KolumneKünstliche Intelligenz

Arbeiten Softwareingenieure bald auf dem Dach statt am Rechner

Ironie der Geschichte: Softwareprogrammierer haben KI erst möglich gemacht. Jetzt macht die KI sie arbeitslos. Künftig sind andere Fähigkeiten gefragt.

Arbeiten Softwareingenieure bald auf dem Dach statt am Rechner

Auf dem Dach
statt am Rechner

Von Sebastian Schmid

Künstliche Intelligenz

Verschwende nicht Deine Zeit damit, zu lernen, wie du programmierst.“ Nvidia-CEO Jensen Huang hat den Satz bereits Anfang 2024 ausgesprochen. Damals war das vielleicht noch eine exotische Meinung. Mittlerweile ist sie selbst in der Softwareindustrie angekommen. Noch vor kurzem konnten Softwareingenieure Spitzengehälter aufrufen und sich den Arbeitsplatz praktisch aussuchen. Keine Lust umzuziehen? Kein Problem, hieß es in den vergangenen Jahren oft. Hauptsache, die seltene Personalressource entschied sich für das Unternehmen. Mit generativer Künstlicher Intelligenz hat sich die Lage um 180 Grad gedreht. Oder wie ein Manager eines großen IT-Hauses jüngst erklärte: Ein Problem, das ein guter Softwareingenieur in zehn Tagen löst, schafft eine gute KI in einer halben Stunde.

Ironie der Geschichte: Softwareingenieure, die KI erst möglich gemacht haben, werden als erstes von ihr ersetzt.

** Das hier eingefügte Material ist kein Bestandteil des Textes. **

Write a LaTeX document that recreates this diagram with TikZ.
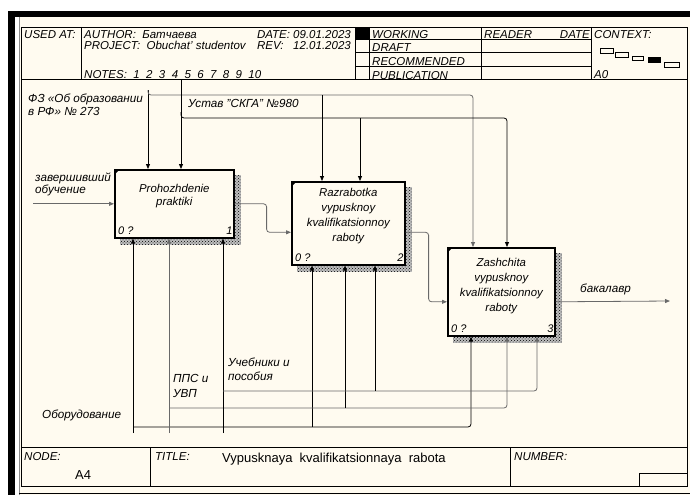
\documentclass[tikz,border=0pt]{standalone}
\usepackage{fontspec}
\setmainfont{Liberation Sans}
\usepackage{tikz}
\usepackage{xcolor}
\usetikzlibrary{arrows.meta, positioning, calc, patterns}

\definecolor{paper}{RGB}{255,251,240}
\definecolor{arrgray}{RGB}{105,105,105}

\tikzset{
  procbox/.style={draw, line width=1.6pt, fill=paper, anchor=north west, inner sep=0pt},
  boxtext/.style={font=\itshape\fontsize{11.4}{15}\selectfont, align=center, inner sep=0pt},
  lbl/.style={font=\itshape\fontsize{11.7}{15}\selectfont, align=left, inner sep=0pt, anchor=north west},
  hdr/.style={font=\itshape\fontsize{11.5}{12}\selectfont, inner sep=0pt, anchor=base west},
  arr/.style={-{Triangle[length=5pt,width=4pt]}, line width=0.8pt, rounded corners=3pt},
  arrg/.style={arr, draw=arrgray},
  shade/.style={preaction={fill=black!25}, pattern=crosshatch dots, pattern color=black}
}

\begin{document}
\begin{tikzpicture}[x=1pt, y=-1pt]
\useasboundingbox (0,0) rectangle (690,495);

% sheet and frame
\fill[paper] (19,17) rectangle (690,495);
\fill[black] (8,11) rectangle (690,17);
\fill[black] (8,11) rectangle (15,495);
\draw[black!45, line width=1pt] (19.5,17) -- (19.5,495);
\draw[line width=0.8pt] (21.5,27) rectangle (687,486);
\draw[line width=0.8pt] (19,493) -- (690,493);

% header
\draw[line width=0.8pt] (21.5,79) -- (687,79);
\draw (81,27) -- (81,79);
\draw (355,27) -- (355,79);
\draw (369,27) -- (369,79);
\draw (481,27) -- (481,79);
\draw (591,27) -- (591,79);
\fill[black] (355,27) rectangle (369,39);
\draw (355,39) -- (591,39);
\draw (355,52) -- (591,52);
\draw (355,66) -- (591,66);
\node[hdr] (usedat) at (24,38) {USED AT:};
\node[hdr] (author) at (84,38) {AUTHOR:\ \ Батчаева};
\node[hdr, anchor=base east] (date) at (351,38) {DATE: 09.01.2023};
\node[hdr] (project) at (84,50) {PROJECT:\ \ Obuchat' studentov};
\node[hdr, anchor=base east] (rev) at (351,50) {REV:\ \ \ 12.01.2023};
\node[hdr] (notes) at (84,78) {NOTES:\ \ 1\ \ 2\ \ 3\ \ 4\ \ 5\ \ 6\ \ 7\ \ 8\ \ 9\ \ 10};
\node[hdr] (working) at (372,39) {WORKING};
\node[hdr] (draft) at (372,52) {DRAFT};
\node[hdr] (recom) at (372,66) {RECOMMENDED};
\node[hdr] (publ) at (372,79) {PUBLICATION};
\node[hdr] (reader) at (484,39) {READER};
\node[hdr, anchor=base east] (rdate) at (590,39) {DATE};
\node[hdr] (context) at (594,38) {CONTEXT:};
\node[hdr] (ctxnode) at (594,78) {A0};
\draw (600,48) rectangle (613,53);
\draw (615,52) rectangle (628,57);
\draw (632,56) rectangle (643,60);
\fill[black] (648,57) rectangle (661,63);
\draw (664,62) rectangle (679,67);

% footer
\draw[line width=0.8pt] (21.5,447) -- (687,447);
\draw (150,447) -- (150,486);
\draw (510,447) -- (510,486);
\draw (639,486) -- (639,473) -- (687,473);
\node[hdr] (nodelbl) at (24,460) {NODE:};
\node[hdr, font=\fontsize{13}{14}\selectfont] (nodeno) at (75,479) {A4};
\node[hdr] (titlelbl) at (155,460) {TITLE:};
\node[hdr, font=\fontsize{13}{14}\selectfont] (title) at (222,462)
    {Vypusknaya\ \ kvalifikatsionnaya\ \ rabota};
\node[hdr] (numlbl) at (514,460) {NUMBER:};

% activity boxes
\node[procbox, minimum width=119pt, minimum height=68pt] (pr1) at (114,169) {};
\node[procbox, minimum width=113pt, minimum height=83pt] (pr2) at (291,181) {};
\node[procbox, minimum width=107pt, minimum height=88pt] (pr3) at (447,247) {};
\foreach \b in {pr1, pr2, pr3} {
  \fill[shade] ([xshift=0.8pt, yshift=-6pt]\b.north east) rectangle ([xshift=6pt, yshift=-6pt]\b.south east);
  \fill[shade] ([xshift=6pt, yshift=-0.8pt]\b.south west) rectangle ([yshift=-6pt]\b.south east);
  \fill[black] (\b.north west) -- ++(6,0) -- ++(-6,6) -- cycle;
  \node[hdr, font=\itshape\fontsize{11}{12}\selectfont] at ([xshift=4pt, yshift=4pt]\b.south west) {0 ?};
}
\node[boxtext, font=\itshape\fontsize{11.4}{13}\selectfont] (pr1t) at ([yshift=8pt]pr1.center) {Prohozhdenie\\praktiki};
\node[boxtext] (pr2t) at ([yshift=7pt]pr2.center) {Razrabotka\\vypusknoy\\kvalifikatsionnoy\\raboty};
\node[boxtext] (pr3t) at ([yshift=6pt]pr3.center) {Zashchita\\vypusknoy\\kvalifikatsionnoy\\raboty};
\node[hdr, anchor=base east, font=\itshape\fontsize{11}{12}\selectfont] (pr1n) at ([xshift=-2pt, yshift=4pt]pr1.south east) {1};
\node[hdr, anchor=base east, font=\itshape\fontsize{11}{12}\selectfont] (pr2n) at ([xshift=-2pt, yshift=4pt]pr2.south east) {2};
\node[hdr, anchor=base east, font=\itshape\fontsize{11}{12}\selectfont] (pr3n) at ([xshift=-2pt, yshift=4pt]pr3.south east) {3};

% input and outputs
\coordinate (inA) at (33,0);
\node[lbl] (inAl) at (35,173) {завершивший\\[-3pt]обучение};
\draw[arrg] (inA |- pr1.west) -- (pr1.west);
\draw[arrg] (pr1.east) -- ++(32,0) |- ([yshift=-9pt]pr2.west);
\draw[arrg] ([yshift=-9pt]pr2.east) -- ++(23,0) |- ([yshift=-10pt]pr3.west);
\coordinate (outB) at (670,301);
\draw[arrg] ([yshift=-10pt]pr3.east) -- (outB);
\node[lbl] (outBl) at (580,284) {бакалавр};

% controls
\coordinate (fz) at (148,90);
\coordinate (fz2) at (322,95);
\coordinate (fz3) at (473,95);
\node[lbl, font=\itshape\fontsize{11.7}{13}\selectfont] (fzl) at (28,94) {ФЗ «Об образовании\\в РФ» № 273};
\draw[arr] (fz) -- (fz |- pr1.north);
\draw[arrg] (fz) |- (fz3) -- (fz3 |- pr3.north);
\draw[arr] (fz2) -- (fz2 |- pr2.north);

\coordinate (ust) at (181,79);
\coordinate (ustj) at (181,112);
\coordinate (ust2) at (360,118);
\coordinate (ust3) at (507,118);
\node[lbl] (ustl) at (188,99) {Устав "СКГА" №980};
\draw[arr] (ust) -- (ust |- pr1.north);
\draw[arr] (ustj) |- (ust3) -- (ust3 |- pr3.north);
\draw[arr] (ust2) -- (ust2 |- pr2.north);

% mechanisms
\coordinate (mObo) at (133,433);
\coordinate (mPps) at (169,433);
\coordinate (mUch) at (223,433);
\coordinate (obo2) at (312,427);
\coordinate (obo3) at (471,427);
\coordinate (pps2) at (345,408);
\coordinate (pps3) at (507,408);
\coordinate (uch2) at (375,391);
\coordinate (uch3) at (537,391);
\node[lbl] (obol) at (42,410) {Оборудование};
\node[lbl] (ppsl) at (173,374) {ППС и\\УВП};
\node[lbl, font=\itshape\fontsize{11.7}{14}\selectfont] (uchl) at (228,358) {Учебники и\\пособия};

\draw[arr] (mObo) -- (mObo |- pr1.south);
\draw[arr] (mObo |- obo3) -| (obo3 |- pr3.south);
\draw[arr] (obo2) -- (obo2 |- pr2.south);

\draw[arrg] (mPps) -- (mPps |- pr1.south);
\draw[arrg] (mPps |- pps3) -| (pps3 |- pr3.south);
\draw[arr] (pps2) -- (pps2 |- pr2.south);

\draw[arr] (mUch) -- (mUch |- pr1.south);
\draw[arrg] (mUch |- uch3) -| (uch3 |- pr3.south);
\draw[arr] (uch2) -- (uch2 |- pr2.south);
\end{tikzpicture}
\end{document}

Ihre Tätigkeit, die eben noch viel wert war, mutiert binnen kürzester Zeit zum Privatvergnügen. Denn Firmen werden es sich schlicht nicht leisten können, die Zeit mit menschlicher Arbeitsgeschwindigkeit zu vertrödeln. Der Mehrwert, dass ein Mensch etwas tut, ist nur beim persönlichen Kontakt gegeben. Beim Programmieren fällt er weg.

Domain Knowlegde gefragt

Für Menschen muss der Fokus also künftig auf anderen Aufgaben liegen. Domain Knowledge in einem bestimmten Geschäft wird entscheidend, Methodenkompetenz nachrangig. Zumindest bei Office-Tätigkeiten. Denn im Prinzip wird jeder Mitarbeiter zum Leiter eines eigenen kleinen Teams von KI-Helfern. Das erfordert eine andere Agilität, sowohl in den Konzernstrukturen als auch bei den Beschäftigten.

Muss also jeder künftig Teamleiter werden? Das nicht. Wer sich in der Rolle nicht wohl fühlt, dürfte in praktischen Berufen nicht nur mehr Erfüllung sondern womöglich auch bessere Bezahlung finden. KI könnte damit indirekt helfen, den akuten Handwerkermangel zu bekämpfen, der in Deutschland die Konjunktur und den Infrastrukturausbau bremst. Was vor kurzem noch wie ein Scherz geklungen hätte, ist vielleicht bald schon Realität: Studierter Softwareingenieur schult um zum Dachdecker. Vielleicht lassen sich so auch mittelbar Probleme im Gesundheitswesen lösen. Schließlich sind viele Zivilisationskrankheiten mit den überwiegend sitzenden Tätigkeiten im Büro verbunden. Unbeabsichtigte Nebenwirkungen können zuweilen auch positiv ausfallen – sogar bei KI.